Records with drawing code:
##########

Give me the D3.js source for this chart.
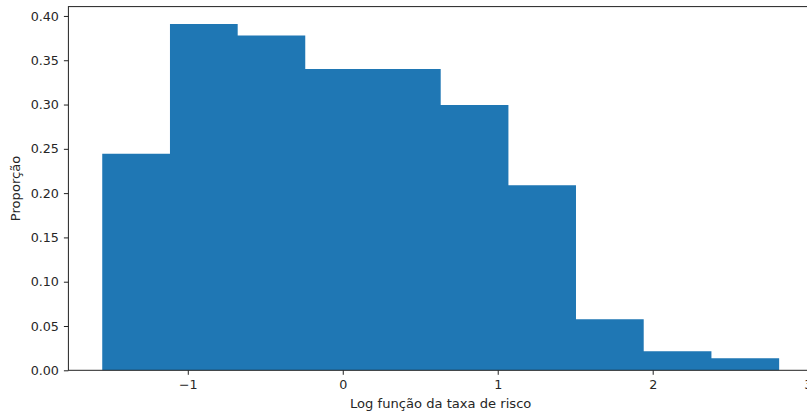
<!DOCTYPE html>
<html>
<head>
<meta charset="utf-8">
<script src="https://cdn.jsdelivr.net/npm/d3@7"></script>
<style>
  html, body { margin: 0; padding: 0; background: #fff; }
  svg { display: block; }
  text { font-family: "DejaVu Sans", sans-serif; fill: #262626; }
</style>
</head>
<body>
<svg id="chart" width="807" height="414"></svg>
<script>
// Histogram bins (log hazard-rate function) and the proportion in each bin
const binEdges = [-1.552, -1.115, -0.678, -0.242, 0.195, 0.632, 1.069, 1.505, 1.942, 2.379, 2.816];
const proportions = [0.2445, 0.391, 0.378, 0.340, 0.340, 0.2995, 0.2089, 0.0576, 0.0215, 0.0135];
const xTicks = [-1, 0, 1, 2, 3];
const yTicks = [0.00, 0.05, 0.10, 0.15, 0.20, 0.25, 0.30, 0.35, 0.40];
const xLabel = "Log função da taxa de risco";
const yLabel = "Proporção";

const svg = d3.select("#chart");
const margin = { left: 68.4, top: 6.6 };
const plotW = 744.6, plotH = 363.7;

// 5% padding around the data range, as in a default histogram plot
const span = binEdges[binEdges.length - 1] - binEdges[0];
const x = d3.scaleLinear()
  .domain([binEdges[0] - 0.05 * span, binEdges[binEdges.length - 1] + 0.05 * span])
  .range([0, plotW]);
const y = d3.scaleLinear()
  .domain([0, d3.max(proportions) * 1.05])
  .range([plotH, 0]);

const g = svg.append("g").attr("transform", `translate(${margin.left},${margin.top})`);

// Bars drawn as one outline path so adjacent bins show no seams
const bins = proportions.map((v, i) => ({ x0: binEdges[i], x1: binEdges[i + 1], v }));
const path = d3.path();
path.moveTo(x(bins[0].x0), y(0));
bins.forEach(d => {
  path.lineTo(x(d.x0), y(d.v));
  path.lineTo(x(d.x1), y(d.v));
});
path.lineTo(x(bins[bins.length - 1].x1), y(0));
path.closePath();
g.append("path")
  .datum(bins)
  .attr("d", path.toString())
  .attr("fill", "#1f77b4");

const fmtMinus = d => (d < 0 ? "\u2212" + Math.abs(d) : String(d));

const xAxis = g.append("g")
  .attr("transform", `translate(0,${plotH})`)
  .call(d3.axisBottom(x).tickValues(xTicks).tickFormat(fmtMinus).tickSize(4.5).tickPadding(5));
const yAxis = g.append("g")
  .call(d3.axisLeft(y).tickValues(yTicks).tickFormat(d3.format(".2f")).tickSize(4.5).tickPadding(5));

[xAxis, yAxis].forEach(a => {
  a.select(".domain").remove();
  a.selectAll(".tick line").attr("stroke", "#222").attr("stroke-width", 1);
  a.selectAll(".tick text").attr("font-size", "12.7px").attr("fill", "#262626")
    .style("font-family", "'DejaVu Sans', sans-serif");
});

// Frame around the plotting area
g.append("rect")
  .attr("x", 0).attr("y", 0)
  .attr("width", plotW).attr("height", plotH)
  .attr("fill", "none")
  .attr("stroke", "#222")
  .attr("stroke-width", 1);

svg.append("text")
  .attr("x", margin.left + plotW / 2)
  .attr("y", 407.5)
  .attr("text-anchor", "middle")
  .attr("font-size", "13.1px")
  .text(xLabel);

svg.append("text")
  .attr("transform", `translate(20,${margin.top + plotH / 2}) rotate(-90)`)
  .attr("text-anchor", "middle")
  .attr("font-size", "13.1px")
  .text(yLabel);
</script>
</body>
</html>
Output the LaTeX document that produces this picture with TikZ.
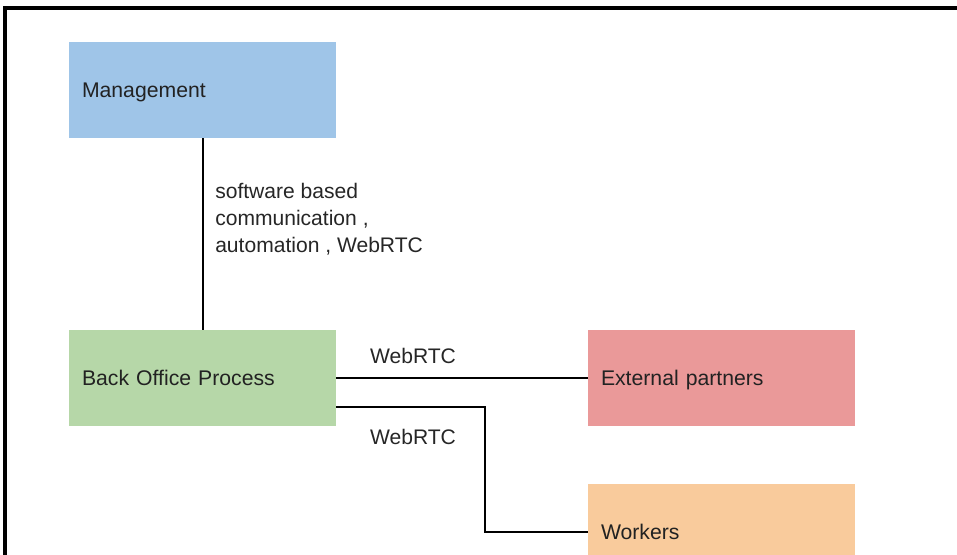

##########

Copy the whole of the material above exactly, but not its images.

Give me the D3.js source for this chart.
<!DOCTYPE html>
<html>
<head>
<meta charset="utf-8">
<script src="https://cdn.jsdelivr.net/npm/d3@7"></script>
<style>
  html, body { margin: 0; padding: 0; background: #fff; }
  svg { display: block; }
  text { font-family: "DejaVu Sans", sans-serif; fill: #262626; }
</style>
</head>
<body>
<svg id="chart" width="807" height="414"></svg>
<script>
// Histogram bins (log hazard-rate function) and the proportion in each bin
const binEdges = [-1.552, -1.115, -0.678, -0.242, 0.195, 0.632, 1.069, 1.505, 1.942, 2.379, 2.816];
const proportions = [0.2445, 0.391, 0.378, 0.340, 0.340, 0.2995, 0.2089, 0.0576, 0.0215, 0.0135];
const xTicks = [-1, 0, 1, 2, 3];
const yTicks = [0.00, 0.05, 0.10, 0.15, 0.20, 0.25, 0.30, 0.35, 0.40];
const xLabel = "Log função da taxa de risco";
const yLabel = "Proporção";

const svg = d3.select("#chart");
const margin = { left: 68.4, top: 6.6 };
const plotW = 744.6, plotH = 363.7;

// 5% padding around the data range, as in a default histogram plot
const span = binEdges[binEdges.length - 1] - binEdges[0];
const x = d3.scaleLinear()
  .domain([binEdges[0] - 0.05 * span, binEdges[binEdges.length - 1] + 0.05 * span])
  .range([0, plotW]);
const y = d3.scaleLinear()
  .domain([0, d3.max(proportions) * 1.05])
  .range([plotH, 0]);

const g = svg.append("g").attr("transform", `translate(${margin.left},${margin.top})`);

// Bars drawn as one outline path so adjacent bins show no seams
const bins = proportions.map((v, i) => ({ x0: binEdges[i], x1: binEdges[i + 1], v }));
const path = d3.path();
path.moveTo(x(bins[0].x0), y(0));
bins.forEach(d => {
  path.lineTo(x(d.x0), y(d.v));
  path.lineTo(x(d.x1), y(d.v));
});
path.lineTo(x(bins[bins.length - 1].x1), y(0));
path.closePath();
g.append("path")
  .datum(bins)
  .attr("d", path.toString())
  .attr("fill", "#1f77b4");

const fmtMinus = d => (d < 0 ? "\u2212" + Math.abs(d) : String(d));

const xAxis = g.append("g")
  .attr("transform", `translate(0,${plotH})`)
  .call(d3.axisBottom(x).tickValues(xTicks).tickFormat(fmtMinus).tickSize(4.5).tickPadding(5));
const yAxis = g.append("g")
  .call(d3.axisLeft(y).tickValues(yTicks).tickFormat(d3.format(".2f")).tickSize(4.5).tickPadding(5));

[xAxis, yAxis].forEach(a => {
  a.select(".domain").remove();
  a.selectAll(".tick line").attr("stroke", "#222").attr("stroke-width", 1);
  a.selectAll(".tick text").attr("font-size", "12.7px").attr("fill", "#262626")
    .style("font-family", "'DejaVu Sans', sans-serif");
});

// Frame around the plotting area
g.append("rect")
  .attr("x", 0).attr("y", 0)
  .attr("width", plotW).attr("height", plotH)
  .attr("fill", "none")
  .attr("stroke", "#222")
  .attr("stroke-width", 1);

svg.append("text")
  .attr("x", margin.left + plotW / 2)
  .attr("y", 407.5)
  .attr("text-anchor", "middle")
  .attr("font-size", "13.1px")
  .text(xLabel);

svg.append("text")
  .attr("transform", `translate(20,${margin.top + plotH / 2}) rotate(-90)`)
  .attr("text-anchor", "middle")
  .attr("font-size", "13.1px")
  .text(yLabel);
</script>
</body>
</html>
Output the LaTeX document that produces this picture with TikZ.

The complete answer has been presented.